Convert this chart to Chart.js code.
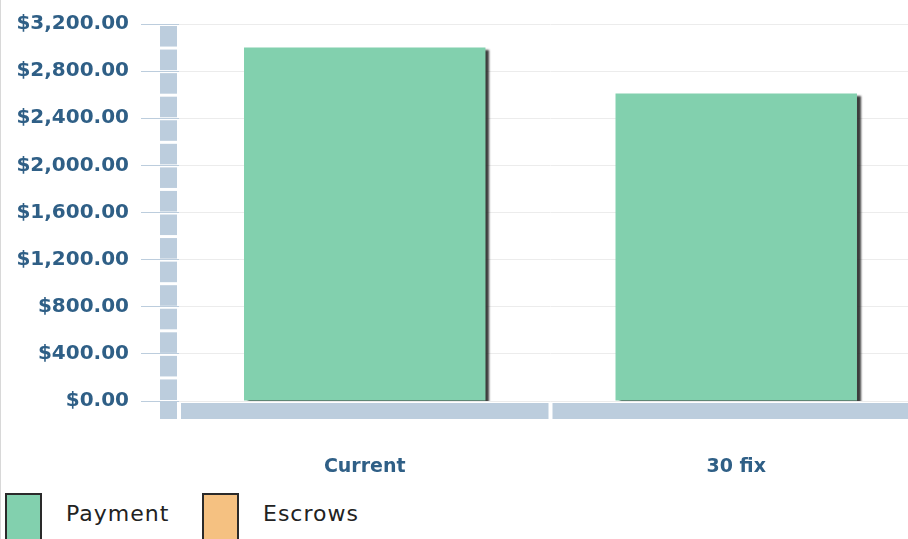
<!DOCTYPE html>
<html>
<head>
<meta charset="utf-8">
<script src="https://cdn.jsdelivr.net/npm/chart.js@4/dist/chart.umd.min.js"></script>
<style>
  html, body { margin: 0; padding: 0; background: #fff; overflow: hidden; }
  #wrap { position: relative; width: 908px; height: 539px; overflow: hidden; border-left: 1px solid #d8d8d8; box-sizing: border-box; }
  #chart { position: absolute; left: 0; top: 0; }
  #legend { position: absolute; left: 4px; top: 493px; display: flex; font-family: "DejaVu Sans", sans-serif; font-size: 22px; letter-spacing: 1px; color: #222; }
  .item { display: flex; align-items: flex-start; margin-right: 24px; }
  .box { width: 33px; height: 50px; border: 2px solid #2a2a2a; }
  .lbl { margin-left: 24px; margin-top: 8px; width: 112px; overflow: hidden; white-space: nowrap; }
</style>
</head>
<body>
<div id="wrap">
  <canvas id="chart"></canvas>
  <div id="legend"></div>
</div>
<script>
const categories = ["Current", "30 fix"];
const paymentValues = [3000, 2610];
const escrowValues = [0, 0];
const seriesNames = ["Payment", "Escrows"];
const seriesColors = ["#82d0ae", "#f5c181"];

const axisBlue = "#bccddd";
const labelBlue = "#2f5f86";

// thick segmented axis bars like the original flash chart
const axisBars = {
    id: "axisBars",
    afterDraw(chart) {
        const ctx = chart.ctx;
        const y = chart.scales.y;
        const x = chart.scales.x;
        const area = chart.chartArea;
        ctx.save();
        ctx.fillStyle = axisBlue;
        const bx = area.left - 19;
        for (let v = 0; v < y.max; v += 200) {
            const top = y.getPixelForValue(v + 200) + 2;
            const bot = y.getPixelForValue(v) - 1;
            ctx.fillRect(bx, top, 17, bot - top);
        }
        const zero = y.getPixelForValue(0);
        ctx.fillRect(bx, zero + 1, 17, 17);
        for (let i = 0; i < categories.length; i++) {
            const half = (x.getPixelForValue(1) - x.getPixelForValue(0)) / 2;
            const c = x.getPixelForValue(i);
            const l = i === 0 ? area.left + 2 : c - half + 2;
            const r = c + half - 2;
            ctx.fillRect(l, zero + 2, r - l, 16);
        }
        ctx.restore();
    }
};

const barShadow = {
    id: "barShadow",
    beforeDatasetsDraw(chart) {
        const ctx = chart.ctx;
        ctx.save();
        ctx.shadowColor = "rgba(40,40,40,0.9)";
        ctx.shadowOffsetX = 4;
        ctx.shadowOffsetY = 2;
        ctx.shadowBlur = 2;
    },
    afterDatasetsDraw(chart) {
        chart.ctx.restore();
    }
};

const canvas = document.getElementById("chart");
canvas.width = 921;
canvas.height = 480;
canvas.style.width = "921px";
canvas.style.height = "480px";

window.chartPayments = new Chart(canvas, {
    type: "bar",
    data: {
        labels: categories,
        datasets: [
            { label: seriesNames[0], data: paymentValues, backgroundColor: seriesColors[0], borderWidth: 0 },
            { label: seriesNames[1], data: escrowValues, backgroundColor: seriesColors[1], borderWidth: 0 }
        ]
    },
    options: {
        responsive: false,
        animation: false,
        layout: { padding: { top: 24, left: 15, right: 0, bottom: 0 } },
        datasets: { bar: { categoryPercentage: 1, barPercentage: 0.65 } },
        plugins: { legend: { display: false }, tooltip: { enabled: false } },
        scales: {
            x: {
                stacked: true,
                border: { display: false },
                afterFit(s) { s.height = 79; },
                grid: { color: "rgba(0,0,0,0)", tickLength: 0 },
                ticks: { padding: 55, maxRotation: 0, color: labelBlue, font: { family: "DejaVu Sans", size: 19, weight: "bold" } }
            },
            y: {
                stacked: true,
                min: 0,
                max: 3200,
                border: { display: false },
                afterFit(s) { s.width = 163; },
                grid: { color: "#ececec", tickColor: axisBlue, tickLength: 38, lineWidth: 1 },
                ticks: {
                    stepSize: 400,
                    padding: 12,
                    color: labelBlue,
                    font: { family: "DejaVu Sans", size: 20, weight: "bold" },
                    callback: v => "$" + v.toLocaleString("en-US", { minimumFractionDigits: 2, maximumFractionDigits: 2 })
                }
            }
        }
    },
    plugins: [barShadow, axisBars]
});

const legend = document.getElementById("legend");
window.chartPayments.data.datasets.forEach(ds => {
    const item = document.createElement("div");
    item.className = "item";
    item.innerHTML = '<div class="box" style="background:' + ds.backgroundColor + '"></div><div class="lbl">' + ds.label + '</div>';
    legend.appendChild(item);
});
</script>
</body>
</html>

**Problem to work on**.
Exclude the images, then output the data above word for word.

**Solved problem**.
Convert this chart to Chart.js code.
<!DOCTYPE html>
<html>
<head>
<meta charset="utf-8">
<script src="https://cdn.jsdelivr.net/npm/chart.js@4/dist/chart.umd.min.js"></script>
<style>
  html, body { margin: 0; padding: 0; background: #fff; overflow: hidden; }
  #wrap { position: relative; width: 908px; height: 539px; overflow: hidden; border-left: 1px solid #d8d8d8; box-sizing: border-box; }
  #chart { position: absolute; left: 0; top: 0; }
  #legend { position: absolute; left: 4px; top: 493px; display: flex; font-family: "DejaVu Sans", sans-serif; font-size: 22px; letter-spacing: 1px; color: #222; }
  .item { display: flex; align-items: flex-start; margin-right: 24px; }
  .box { width: 33px; height: 50px; border: 2px solid #2a2a2a; }
  .lbl { margin-left: 24px; margin-top: 8px; width: 112px; overflow: hidden; white-space: nowrap; }
</style>
</head>
<body>
<div id="wrap">
  <canvas id="chart"></canvas>
  <div id="legend"></div>
</div>
<script>
const categories = ["Current", "30 fix"];
const paymentValues = [3000, 2610];
const escrowValues = [0, 0];
const seriesNames = ["Payment", "Escrows"];
const seriesColors = ["#82d0ae", "#f5c181"];

const axisBlue = "#bccddd";
const labelBlue = "#2f5f86";

// thick segmented axis bars like the original flash chart
const axisBars = {
    id: "axisBars",
    afterDraw(chart) {
        const ctx = chart.ctx;
        const y = chart.scales.y;
        const x = chart.scales.x;
        const area = chart.chartArea;
        ctx.save();
        ctx.fillStyle = axisBlue;
        const bx = area.left - 19;
        for (let v = 0; v < y.max; v += 200) {
            const top = y.getPixelForValue(v + 200) + 2;
            const bot = y.getPixelForValue(v) - 1;
            ctx.fillRect(bx, top, 17, bot - top);
        }
        const zero = y.getPixelForValue(0);
        ctx.fillRect(bx, zero + 1, 17, 17);
        for (let i = 0; i < categories.length; i++) {
            const half = (x.getPixelForValue(1) - x.getPixelForValue(0)) / 2;
            const c = x.getPixelForValue(i);
            const l = i === 0 ? area.left + 2 : c - half + 2;
            const r = c + half - 2;
            ctx.fillRect(l, zero + 2, r - l, 16);
        }
        ctx.restore();
    }
};

const barShadow = {
    id: "barShadow",
    beforeDatasetsDraw(chart) {
        const ctx = chart.ctx;
        ctx.save();
        ctx.shadowColor = "rgba(40,40,40,0.9)";
        ctx.shadowOffsetX = 4;
        ctx.shadowOffsetY = 2;
        ctx.shadowBlur = 2;
    },
    afterDatasetsDraw(chart) {
        chart.ctx.restore();
    }
};

const canvas = document.getElementById("chart");
canvas.width = 921;
canvas.height = 480;
canvas.style.width = "921px";
canvas.style.height = "480px";

window.chartPayments = new Chart(canvas, {
    type: "bar",
    data: {
        labels: categories,
        datasets: [
            { label: seriesNames[0], data: paymentValues, backgroundColor: seriesColors[0], borderWidth: 0 },
            { label: seriesNames[1], data: escrowValues, backgroundColor: seriesColors[1], borderWidth: 0 }
        ]
    },
    options: {
        responsive: false,
        animation: false,
        layout: { padding: { top: 24, left: 15, right: 0, bottom: 0 } },
        datasets: { bar: { categoryPercentage: 1, barPercentage: 0.65 } },
        plugins: { legend: { display: false }, tooltip: { enabled: false } },
        scales: {
            x: {
                stacked: true,
                border: { display: false },
                afterFit(s) { s.height = 79; },
                grid: { color: "rgba(0,0,0,0)", tickLength: 0 },
                ticks: { padding: 55, maxRotation: 0, color: labelBlue, font: { family: "DejaVu Sans", size: 19, weight: "bold" } }
            },
            y: {
                stacked: true,
                min: 0,
                max: 3200,
                border: { display: false },
                afterFit(s) { s.width = 163; },
                grid: { color: "#ececec", tickColor: axisBlue, tickLength: 38, lineWidth: 1 },
                ticks: {
                    stepSize: 400,
                    padding: 12,
                    color: labelBlue,
                    font: { family: "DejaVu Sans", size: 20, weight: "bold" },
                    callback: v => "$" + v.toLocaleString("en-US", { minimumFractionDigits: 2, maximumFractionDigits: 2 })
                }
            }
        }
    },
    plugins: [barShadow, axisBars]
});

const legend = document.getElementById("legend");
window.chartPayments.data.datasets.forEach(ds => {
    const item = document.createElement("div");
    item.className = "item";
    item.innerHTML = '<div class="box" style="background:' + ds.backgroundColor + '"></div><div class="lbl">' + ds.label + '</div>';
    legend.appendChild(item);
});
</script>
</body>
</html>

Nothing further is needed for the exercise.